Hasta aquí los datos, pero todo el asunto tiene un cariz político. Por esto, Airbnb fichó hace un año a Chris Lehane como director de política y comunicación global. Su currículo incluye haber sido consejero de prensa de la Casa Blanca en el segundo mandato de Bill Clinton y en la campaña de Al Gore. Suya es la idea de abandonar la rebeldía fiscal inicial y adoptar lo que él llama «modo autodefensa», cuyo fruto han sido los acuerdos con 200 ciudades. Quedan huesos duros de roer: Nueva York, San Francisco, Barcelona, París y Berlín.

Lehane rechaza la comparación con Uber. «La vivienda es el problema número dos o número tres en la mayoría de las ciudades, cada una con sus rasgos históricos, culturales y políticos. No hay una fórmula única». Como consultor político que es, dictamina que «en muchas ciudades, cerca de la mitad del electorado está formada por millennials, que están encantados con nuestro modelo».

Los argumentos a favor son conocidos: incrementan el turismo, permite a los propietarios dar utilidad a espacios desocupados, la tarifa es razonable por un servicio mejor que el de un hotel cutre. También se conocen las objeciones: competencia desleal, subida de los alquileres a los residentes permanentes, especulación inmobiliaria, transformación de espacios comerciales en habitables, picaresca fiscal…

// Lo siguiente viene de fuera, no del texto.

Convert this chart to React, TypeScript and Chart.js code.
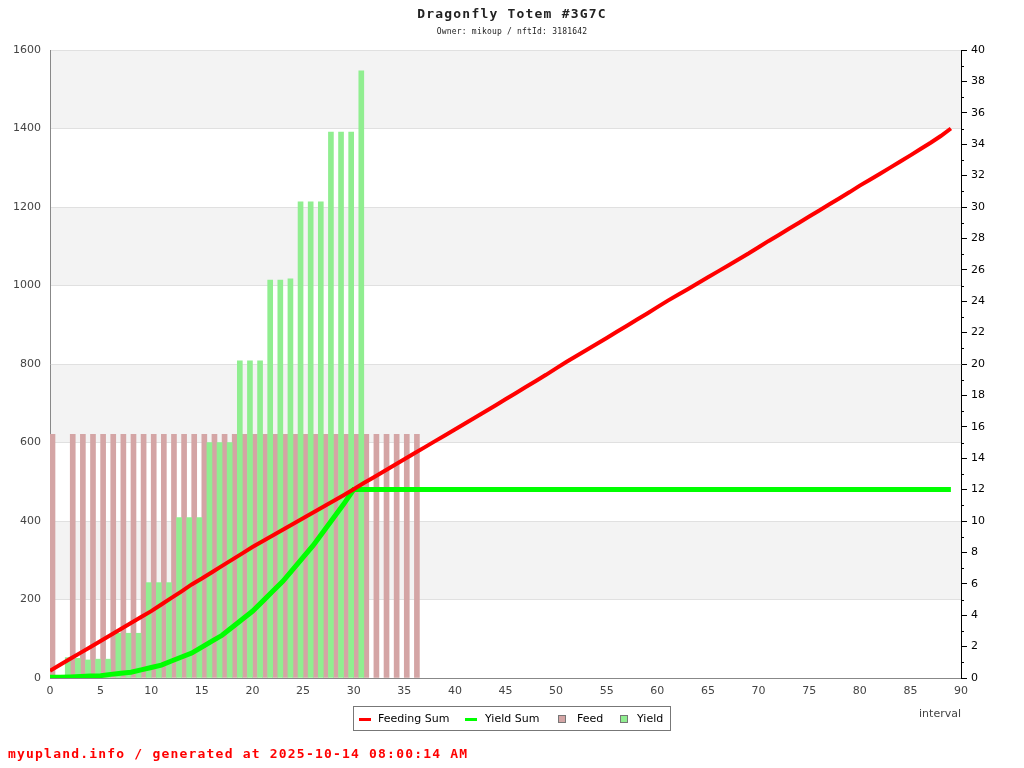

La temporalidad es un punto conflictivo. ¿Cuál es el máximo aceptable para que un apartamento pueda destinarse a este uso sin necesidad de licencia fiscal? En EEUU, normalmente el límite ha estado en 90 días por año, pero se tiende a bajarlo a 60 o menos. En Nueva York – donde Airbnb regenta 20.000 – el municipio ha empezado a multar a propietarios infractores. Para que el modelo funcione sin litigios habría que crear un registro de usuarios y que lo comunique a las autoridades. Tal como hacen los hoteles que no son «colaborativos».

Suponiendo que los conflictos se resuelvan y que Airbnb se conforma con ser lo que es, un intermediario de arrendamientos, podría dejar de gastar en batallas legales el dinero de sus inversores. Pero Chesky y sus socios quieren ser más que eso, expandirse al mercado del turismo, uno de los motores de negocios en Internet.

Tímidamente, Airbnb se aleja de sus raíces con la creación de Trips, una alternativa al turismo adocenado propio de los tiempos. Ha diseñado 500 ´experiencias` en 12 ciudades [ninguna española] entre las que hay ideas tan curiosas como visitar el taller de un luthier en París, correr una maratón en Nairobi o recoger setas en Florencia. A diferencia del alquiler de viviendas, en el que Airbnb sólo interviene online, Trips requiere inscripción y aprobación previas, además de personal in situ. Por ahora es un experimento que, si saliera bien, podría captar nuevos segmentos del mercado: ¿por qué no alquiler de coches, reserva de vuelos o ´experiencias` gastronómicas? Competir con las agencias online como Expedia o Kayak, vamos.

Los creadores de Airbnb tienen su propio lenguaje. Encandilaron a los medios con el camelo de la economía colaborativa, y ahora pregonan su nueva mercancía con tono mesiánico. Nathan Blecharczyk, cofundador y CTO, lo cuenta así: «un viaje tiene que ser transformacional, hacer que las personas adquieren una visión diferente del mundo y compartan experiencias con sus semejantes». No faltará quien lo traduzca como «turismo colaborativo».